Außerhalb Europas darf die Tochter des US-Konzerns General Motors (GM) kaum Autos verkaufen: Global setzt die GM auf andere Konzernmarken wie Chevrolet. Auch in Deutschland kam Opel schon 2011 nur auf einen Marktanteil von unter 8 Prozent und lag damit nicht nur unerreichbar hinter dem einstigen Vorbild VW, sondern noch hinter dem Luxusanbieter Mercedes.
Nur jeder Dritte Opel kommt aus Deutschland
Wie beim Konkurrenten Ford soll jetzt der Abbau von Produktionskapazität Gewinn bringen – auch die Kölner Ford-Zentrale hat die Schließung von drei westeuropäischen Werken mit 5.700 Arbeitnehmern beschlossen. Opel hat bereits große Teile seines Fahrzeugbaus von Deutschland in Länder mit niedrigerem Lohnniveau verlagert: Viele Wagen mit dem Blitz werden in Spanien und Polen gefertigt. Aus der Bundesrepublik stammt nur noch jeder dritte Opel.

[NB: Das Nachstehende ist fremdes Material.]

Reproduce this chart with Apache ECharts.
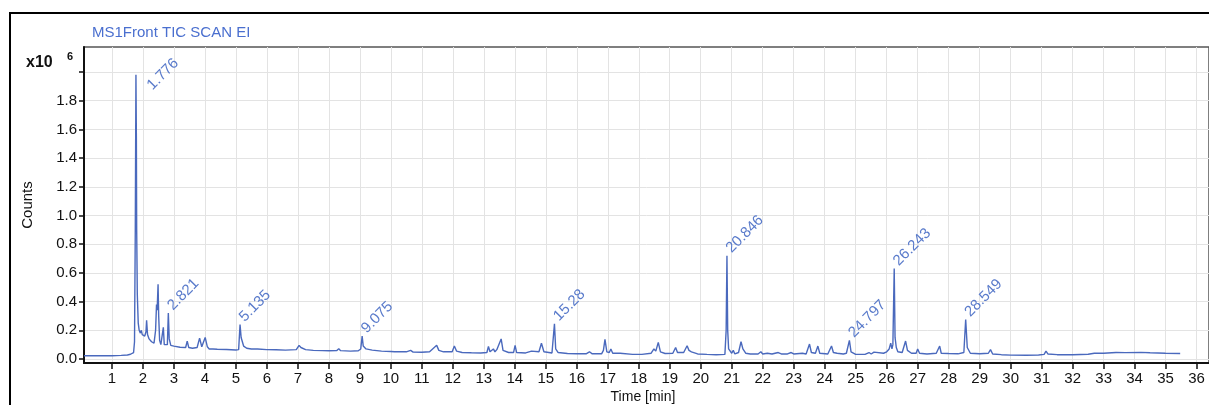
<!DOCTYPE html>
<html><head><meta charset="utf-8">
<script src="https://cdn.jsdelivr.net/npm/echarts@6/dist/echarts.min.js"></script>
<style>html,body{margin:0;padding:0;background:#fff}#c{width:1209px;height:405px}</style>
</head><body><div id="c"></div>
<script>
// TIC chromatogram: [time (min), counts (x10^6)]
const tic = [
[0.10,0.022],[0.5,0.022],[1.0,0.023],[1.3,0.025],[1.5,0.028],[1.6,0.033],[1.66,0.04],[1.7,0.045],[1.73,0.12],[1.755,0.9],[1.776,1.98],[1.79,1.55],[1.80,0.9],[1.82,0.45],[1.85,0.25],[1.88,0.2],[1.92,0.18],[1.95,0.2],[1.98,0.17],[2.02,0.18],[2.06,0.16],[2.1,0.19],[2.12,0.27],[2.15,0.17],[2.2,0.14],[2.28,0.12],[2.36,0.11],[2.41,0.2],[2.44,0.38],[2.46,0.34],[2.49,0.52],[2.51,0.3],[2.54,0.13],[2.58,0.1],[2.62,0.1],[2.66,0.22],[2.69,0.1],[2.74,0.095],[2.79,0.1],[2.821,0.32],[2.85,0.14],[2.9,0.095],[3.0,0.09],[3.2,0.082],[3.38,0.08],[3.43,0.125],[3.48,0.08],[3.6,0.075],[3.75,0.08],[3.83,0.145],[3.9,0.085],[3.93,0.08],[4.01,0.15],[4.08,0.085],[4.14,0.07],[4.2,0.08],[4.26,0.07],[4.4,0.068],[4.7,0.066],[5.0,0.063],[5.09,0.065],[5.135,0.24],[5.17,0.15],[5.2,0.16],[5.25,0.09],[5.35,0.075],[5.5,0.07],[5.6,0.07],[5.65,0.08],[5.7,0.07],[6.0,0.065],[6.3,0.064],[6.6,0.062],[6.95,0.065],[7.04,0.095],[7.1,0.08],[7.16,0.085],[7.25,0.065],[7.5,0.06],[7.8,0.058],[8.0,0.057],[8.25,0.058],[8.32,0.072],[8.38,0.058],[8.7,0.055],[8.95,0.057],[9.03,0.07],[9.075,0.16],[9.11,0.09],[9.2,0.07],[9.4,0.062],[9.7,0.055],[10.0,0.052],[10.06,0.062],[10.12,0.05],[10.5,0.05],[10.64,0.06],[10.72,0.048],[11.0,0.047],[11.25,0.05],[11.34,0.068],[11.4,0.058],[11.48,0.095],[11.55,0.06],[11.7,0.05],[11.98,0.05],[12.05,0.09],[12.12,0.055],[12.3,0.045],[12.6,0.043],[12.9,0.042],[13.1,0.045],[13.15,0.088],[13.2,0.05],[13.31,0.07],[13.36,0.05],[13.42,0.065],[13.48,0.06],[13.56,0.14],[13.62,0.06],[13.8,0.045],[13.96,0.045],[14.01,0.095],[14.06,0.045],[14.35,0.042],[14.54,0.055],[14.6,0.045],[14.78,0.05],[14.86,0.11],[14.94,0.05],[15.2,0.042],[15.28,0.245],[15.32,0.07],[15.4,0.045],[15.7,0.038],[16.0,0.036],[16.3,0.036],[16.41,0.05],[16.5,0.036],[16.8,0.036],[16.86,0.06],[16.91,0.137],[16.97,0.05],[17.05,0.045],[17.1,0.07],[17.16,0.04],[17.4,0.04],[17.8,0.032],[18.1,0.032],[18.4,0.04],[18.49,0.07],[18.55,0.055],[18.63,0.116],[18.7,0.05],[18.85,0.038],[19.1,0.04],[19.19,0.08],[19.25,0.045],[19.45,0.045],[19.56,0.092],[19.62,0.06],[19.7,0.05],[19.9,0.035],[20.2,0.032],[20.5,0.03],[20.78,0.032],[20.82,0.2],[20.846,0.72],[20.87,0.2],[20.9,0.07],[20.95,0.06],[21.0,0.04],[21.05,0.06],[21.1,0.035],[21.22,0.045],[21.3,0.12],[21.36,0.07],[21.45,0.04],[21.6,0.035],[21.85,0.035],[21.94,0.05],[22.0,0.035],[22.15,0.04],[22.3,0.035],[22.5,0.045],[22.6,0.035],[22.8,0.035],[22.92,0.045],[23.0,0.035],[23.28,0.04],[23.4,0.035],[23.51,0.104],[23.57,0.045],[23.7,0.04],[23.78,0.09],[23.84,0.04],[24.1,0.035],[24.22,0.09],[24.28,0.045],[24.4,0.04],[24.6,0.035],[24.7,0.04],[24.797,0.13],[24.85,0.05],[25.0,0.032],[25.3,0.032],[25.43,0.045],[25.5,0.035],[25.59,0.048],[25.65,0.035],[25.9,0.04],[26.0,0.05],[26.08,0.07],[26.13,0.11],[26.17,0.07],[26.2,0.1],[26.243,0.63],[26.27,0.15],[26.31,0.08],[26.36,0.05],[26.5,0.045],[26.61,0.125],[26.67,0.06],[26.8,0.04],[26.95,0.04],[27.0,0.07],[27.06,0.04],[27.3,0.035],[27.6,0.04],[27.71,0.09],[27.76,0.04],[28.0,0.038],[28.3,0.036],[28.49,0.045],[28.549,0.275],[28.6,0.08],[28.7,0.04],[29.0,0.036],[29.28,0.04],[29.35,0.065],[29.42,0.035],[29.7,0.03],[30.0,0.027],[30.5,0.026],[30.9,0.028],[31.08,0.032],[31.14,0.055],[31.2,0.035],[31.5,0.03],[32.0,0.03],[32.5,0.033],[32.7,0.04],[33.0,0.04],[33.4,0.045],[33.7,0.044],[34.2,0.046],[34.5,0.043],[35.0,0.04],[35.47,0.038]
];
const peakTimes   = [1.776, 2.821, 5.135, 9.075, 15.28, 20.846, 24.797, 26.243, 28.549];
const peakHeights = [1.98, 0.32, 0.24, 0.16, 0.245, 0.72, 0.13, 0.63, 0.275];
const peakLabels  = ['1.776','2.821','5.135','9.075','15.28','20.846','24.797','26.243','28.549'];
const xTickValues = [1,2,3,4,5,6,7,8,9,10,11,12,13,14,15,16,17,18,19,20,21,22,23,24,25,26,27,28,29,30,31,32,33,34,35,36];
const yTickValues = [0,0.2,0.4,0.6,0.8,1.0,1.2,1.4,1.6,1.8,2.0];
const yLabelValues = [0,0.2,0.4,0.6,0.8,1.0,1.2,1.4,1.6,1.8];
const titleText = 'MS1Front TIC SCAN EI';
const yName = 'Counts';
const xName = 'Time [min]';

const FONT = '"Liberation Sans", Arial, sans-serif';
const BLUE = '#4a69bd';
const LBLUE = '#5a7bcb';

const chart = echarts.init(document.getElementById('c'), null, {renderer: 'canvas'});
chart.setOption({
  animation: false,
  backgroundColor: '#fff',
  grid: {left: 84, top: 47, width: 1133, height: 316, show: true, borderColor: '#555', borderWidth: 1.5, backgroundColor: 'transparent'},
  xAxis: {
    type: 'value', min: 0.1, max: 36.4,
    axisLine: {show: true, onZero: false, lineStyle: {color: '#111', width: 2}},
    axisTick: {show: true, length: 6, customValues: xTickValues, lineStyle: {color: '#111', width: 1.5}},
    axisLabel: {customValues: xTickValues, margin: 8, fontFamily: FONT, fontSize: 15, color: '#111', formatter: v => String(Math.round(v))},
    splitLine: {show: true, lineStyle: {color: '#e3e3e3', width: 1}}
  },
  yAxis: {
    type: 'value', min: -0.028, max: 2.174,
    axisLine: {show: true, onZero: false, lineStyle: {color: '#111', width: 2}},
    axisTick: {show: true, length: 5, customValues: yTickValues, lineStyle: {color: '#111', width: 1.5}},
    axisLabel: {customValues: yLabelValues, margin: 7, fontFamily: FONT, fontSize: 15, color: '#111', formatter: v => v.toFixed(1)},
    splitLine: {show: true, lineStyle: {color: '#e3e3e3', width: 1}}
  },
  series: [
    {
      type: 'line', data: tic, showSymbol: false, symbol: 'none', silent: true,
      lineStyle: {color: BLUE, width: 1.4}, z: 3
    }
  ],
  graphic: [
    {id: 'frame', type: 'rect', shape: {x: 10, y: 13, width: 1400, height: 600}, style: {fill: 'none', stroke: '#000', lineWidth: 2}, silent: true},
    {id: 'title', type: 'text', x: 92, y: 33, style: {text: titleText, font: '15px ' + FONT, fill: '#4a6fcf', textVerticalAlign: 'middle'}},
    {id: 'mult', type: 'text', x: 26, y: 63, style: {text: 'x10', font: 'bold 16px ' + FONT, fill: '#111', textVerticalAlign: 'middle'}},
    {id: 'exp', type: 'text', x: 67, y: 57, style: {text: '6', font: 'bold 11px ' + FONT, fill: '#111', textVerticalAlign: 'middle'}},
    {id: 'yname', type: 'text', x: 28, y: 205, rotation: Math.PI / 2, style: {text: yName, font: '15px ' + FONT, fill: '#111', textAlign: 'center', textVerticalAlign: 'middle'}},
    {id: 'xname', type: 'text', x: 643, y: 397, style: {text: xName, font: '14px ' + FONT, fill: '#111', textAlign: 'center', textVerticalAlign: 'middle'}}
  ]
});
// Peak labels positioned through the chart's own scales
const labelEls = peakTimes.map((t, i) => {
  const p = chart.convertToPixel({gridIndex: 0}, [t, peakHeights[i]]);
  const off = i === 0 ? [19, 18] : [7, 0];
  return {
    id: 'pk' + i, type: 'text', x: p[0] + off[0], y: p[1] + off[1], rotation: Math.PI / 4, silent: true, z: 10,
    style: {text: peakLabels[i], font: '15px ' + FONT, fill: LBLUE, textAlign: 'left', textVerticalAlign: 'bottom'}
  };
});
chart.setOption({graphic: labelEls});
</script></body></html>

Vom Aus für Bochum profitieren könnten die deutschen Opel-Standorte Rüsselsheim bei Frankfurt/Main und Eisenach sowie das Motorenwerk in Kaiserslautern. Besonders Rüsselsheim gilt als unantastbar. Im dortigen Entwicklungszentrum brüten nicht nur über 7.000 Ingenieure und Techniker über Innovationen für den gesamten GM-Konzern – ohne das hessische Stammwerk dürften Käufer Opel nicht mehr als „deutsche“ Marke begreifen, fürchtet die Marketingabteilung.
Der erst nach der Wende aufgebaute Standort Eisenach gilt als effektiver als die Bochumer Werke. Zu Hilfe kommen könnte den Eisenachern auch der Erfolg des kleinen Geländewagenmodells Mokka: Derzeit läuft der Mini-SUV, auf den Käufer nach 55.000 Vorbestellungen ein halbes Jahr warten müssen, in den ehemaligen Daewoo-Werken in Südkorea vom Band – und wird international als Chevrolet Trax vermarktet. Die Produktionsverlagerung nach Eisenach könnte ein Zugeständnis von GM sein, damit die IG Metall der Schließung in Bochum zustimmt.
Für das Ruhrgebiet wäre das nach Schließung des Nokia-Werks und den wirtschaftlichen Problemen des Stahlherstellers ThyssenKrupp die nächste Katastrophe: In der Region hängen mehr als 45.000 Jobs mittelbar an Opel, rechnet Betriebsratschef Einenkel vor. Er droht mit der „teuersten Werkschließung aller Zeiten“ und kündigt „kreative“ Aktionen an. „Die Region steht hinter uns“, sagte er.